Bahamas Future Movement Launches Immigration & Sovereignty Framework and National Citizen Survey
Jan 3, 2026
Bahamas Future Movement
NASSAU, The Bahamas — The Bahamas Future Movement (BFM) today announced the launch of a Bahamian-first Immigration and Sovereignty Framework, alongside a national public survey inviting citizens to weigh in on border preparedness, transparency, and national capacity as regional migration pressures intensify.
BFM’s framework is grounded in three core principles: Country Over Party, Preparedness Not Panic, and Firm Borders with Human Dignity.
“Immigration and sovereignty policy must protect the people of The Bahamas while remaining grounded in planning, clarity, and humanity,” said BFM founder Rick Fox. “Urgency is real — but urgency without transparency erodes trust.”
Why This Matters Now
The Bahamas sits at the center of a rapidly shifting regional migration landscape.
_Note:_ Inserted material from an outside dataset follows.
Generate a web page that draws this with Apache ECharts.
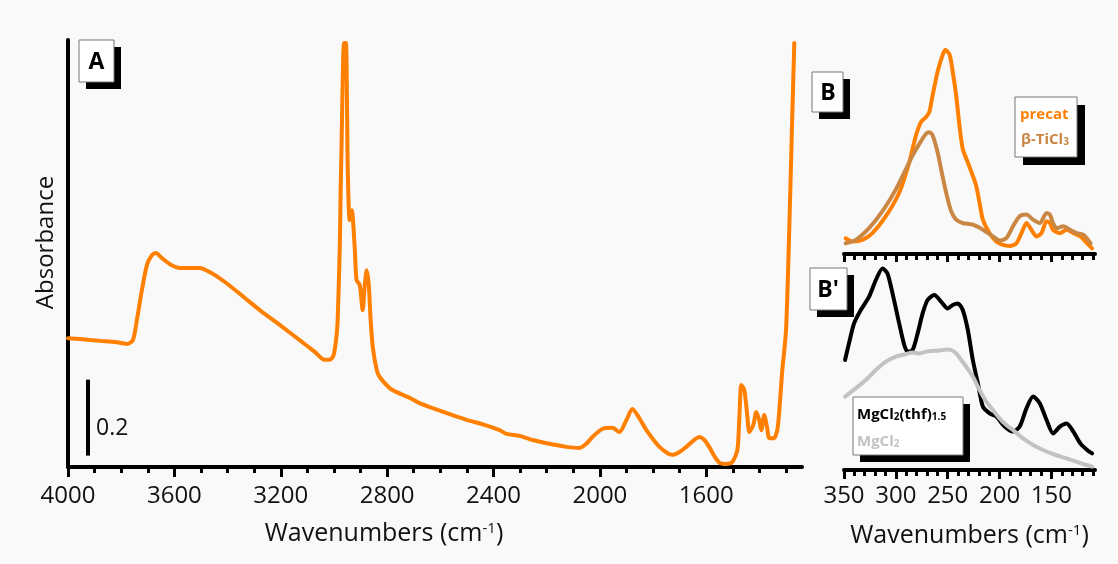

With the United States announcing the termination of Temporary Protected Status (TPS) for approximately 350,000 Haitian nationals, removals are scheduled to begin in early 2026 — leaving small nations like The Bahamas with months, not years, to ensure preparedness.
While recent legislation targeting migrant smuggling addressed criminal activity, BFM says legitimate questions remain around capacity, regional diplomacy, processing readiness, and public communication.
“Strong borders require more than enforcement,” Fox said. “They require preparation, public understanding, and confidence that the nation is ready before pressure arrives — not after.”
Citizen Input at the Center
As part of the launch, BFM is opening a public survey to gather citizen views on:
Whether current immigration preparedness is sufficient
Whether the government should publicly brief Bahamians on migration risks
Whether processing capacity should be expanded beyond Nassau
BFM emphasized that the initiative is nonpartisan, does not endorse candidates, and exists to elevate citizen voices before elections are called.
“Sovereignty belongs to the people,” Fox said. “Citizens deserve to understand the risks, the plans, and the limits — and to be heard before decisions are locked in.”